Cliff Condon, Forrester chief research and product officer, says there's a lot at stake for businesses in 2016.

“Empowered customers are changing the market fundamentals for virtually every industry, forcing companies to reinvent their strategy and operations,” Condon says.

“We are approaching a fork in the road where companies can either make the hard changes to dramatically improve their chances to win in the market or preserve old models and defer transforming their operations at the risk of failure.

Forrester has outlines the top 10 critical success factors it says will determine who wins and who fails in the age of the customer:

Personalising the customer experience (CX) Customers will reward companies that anticipate their individual needs – and punish those that have to relearn basic information at each touchpoint.

Implementing multi-discipline CX strategies Companies that transform operations to deliver high-value, personalised experiences will drive a wedge between themselves and laggards just executing CX tactics.

Disrupting leadership CEOs will need to consider significant changes to their leadership teams to win in a customer-led, digital market; chief executives that hang on to leadership structures simply to preserve current power structures will create unnecessary risk.

Connecting culture to business success Those who invest in culture to fuel change will gain significant speed in the market; those who avoid or defer culture investments will lose ground in the market.

Operating at the speed of disruptors Leaders accept that disruption is now normal and will animate their scale, brand and data while operating at the speed of disruptors; laggards will continue to be surprised and play defence in the market.

Evolving loyalty programs Companies which find ways for customers to participate with their brand and in product design will experience new and powerful levels of affinity; companies that try to optimise existing loyalty programs will see little impact on affinity or revenue.

Converting analytics to customer value Leaders will use analytics as a competitive asset to deliver personalised services across human and digital touchpoints; laggards will drown in big data.

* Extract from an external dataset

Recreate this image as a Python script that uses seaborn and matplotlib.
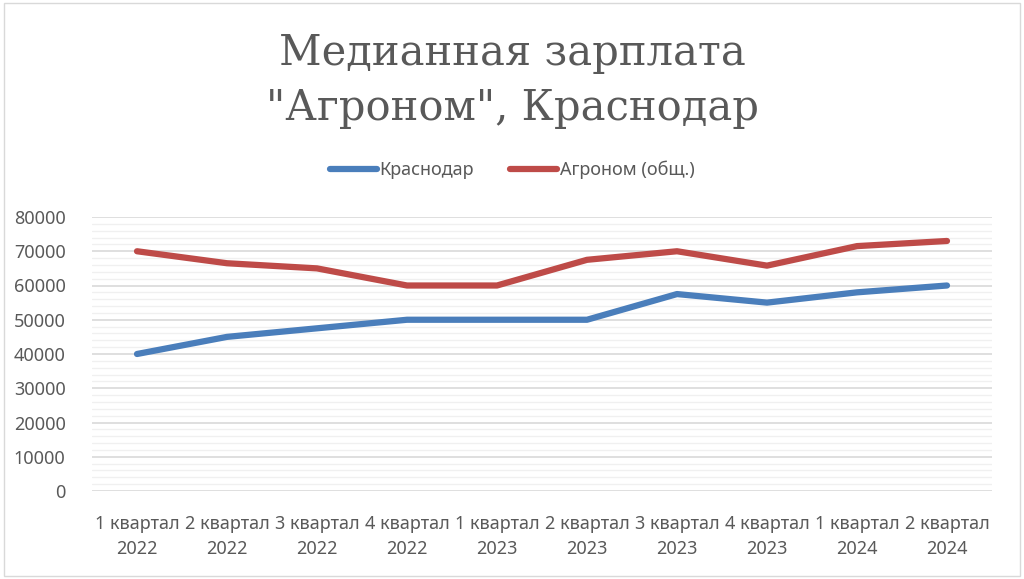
import matplotlib
matplotlib.use("Agg")
import matplotlib.pyplot as plt
import seaborn as sns
import pandas as pd
from matplotlib.patches import Rectangle
from matplotlib.ticker import MultipleLocator
from matplotlib.lines import Line2D

categories = ["1 квартал\n2022", "2 квартал\n2022", "3 квартал\n2022", "4 квартал\n2022",
              "1 квартал\n2023", "2 квартал\n2023", "3 квартал\n2023", "4 квартал\n2023",
              "1 квартал\n2024", "2 квартал\n2024"]
krasnodar = [40000, 45000, 47500, 50000, 50000, 50000, 57500, 55000, 58000, 60000]
agronom = [70000, 66500, 65000, 60000, 60000, 67500, 70000, 65800, 71500, 73000]
series_names = ["Краснодар", "Агроном (общ.)"]
colors = ["#4a7ebb", "#be4b48"]

sns.set_theme(style="white")
plt.rcParams['font.family'] = ['Noto Sans', 'DejaVu Sans']

df = pd.DataFrame({
    "x": list(range(len(categories))) * 2,
    "value": krasnodar + agronom,
    "series": [series_names[0]] * len(categories) + [series_names[1]] * len(categories),
})

fig = plt.figure(figsize=(10.24, 5.79), dpi=100)
ax = fig.add_axes([92 / 1024, 1 - 491 / 579, 900 / 1024, 274 / 579])

sns.lineplot(data=df, x="x", y="value", hue="series", palette=colors, linewidth=4.5,
             ax=ax, legend=False, solid_capstyle="round")

ax.set_xlim(-0.5, len(categories) - 0.5)
ax.set_ylim(0, 80000)
ax.yaxis.set_major_locator(MultipleLocator(10000))
ax.yaxis.set_minor_locator(MultipleLocator(2000))
ax.grid(which="major", axis="y", color="#d9d9d9", linewidth=1.2)
ax.grid(which="minor", axis="y", color="#f0f0f0", linewidth=1.0)
ax.set_axisbelow(True)
for s in ["top", "right", "left", "bottom"]:
    ax.spines[s].set_visible(False)
ax.set_xticks(range(len(categories)))
ax.set_xticklabels(categories, linespacing=1.55)
ax.tick_params(axis="both", which="both", length=0, colors="#595959", labelsize=13)
ax.tick_params(axis="x", pad=17)
ax.tick_params(axis="y", pad=19)
ax.set_xlabel("")
ax.set_ylabel("")

fig.suptitle("Медианная зарплата\n\"Агроном\", Краснодар", y=1 - 32 / 579, va="top",
             fontsize=30, color="#595959", family=["DejaVu Serif"], linespacing=1.38)

handles = [Line2D([0], [0], color=c, linewidth=4.5, solid_capstyle="round") for c in colors]
fig.legend(handles, series_names, loc="center", bbox_to_anchor=(0.5, 1 - 170 / 579), ncol=2,
           frameon=False, fontsize=13, labelcolor="#595959", handlelength=2.6,
           handletextpad=0.15, columnspacing=2.0)

fig.patches.append(Rectangle((0.004, 0.006), 0.992, 0.988, transform=fig.transFigure,
                             fill=False, edgecolor="#d9d9d9", linewidth=1.0))

fig.savefig("out.png", dpi=100)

Mastering digital Companies that become experts in digital will further differentiate themselves from those that dabble in a set of digital services that merely decorate their traditional business.

Elevating privacy as a differentiator Leaders will extend privacy from a risk and legal consideration to a position to win customers; companies that relegate privacy as a niche consideration will play defence and face churn risk.

Putting in place a customer-obsessed operating model Companies that shift to customer-obsessed operations will gain sustainable differentiation; those that preserve old ways of doing business will begin the slow process of failing.

New market dynamics are in play for 2016 and the gap between customer-obsessed leaders and laggards will widen. The decisions companies make, and how fast they act, will determine if they thrive or fail in the age of the customer.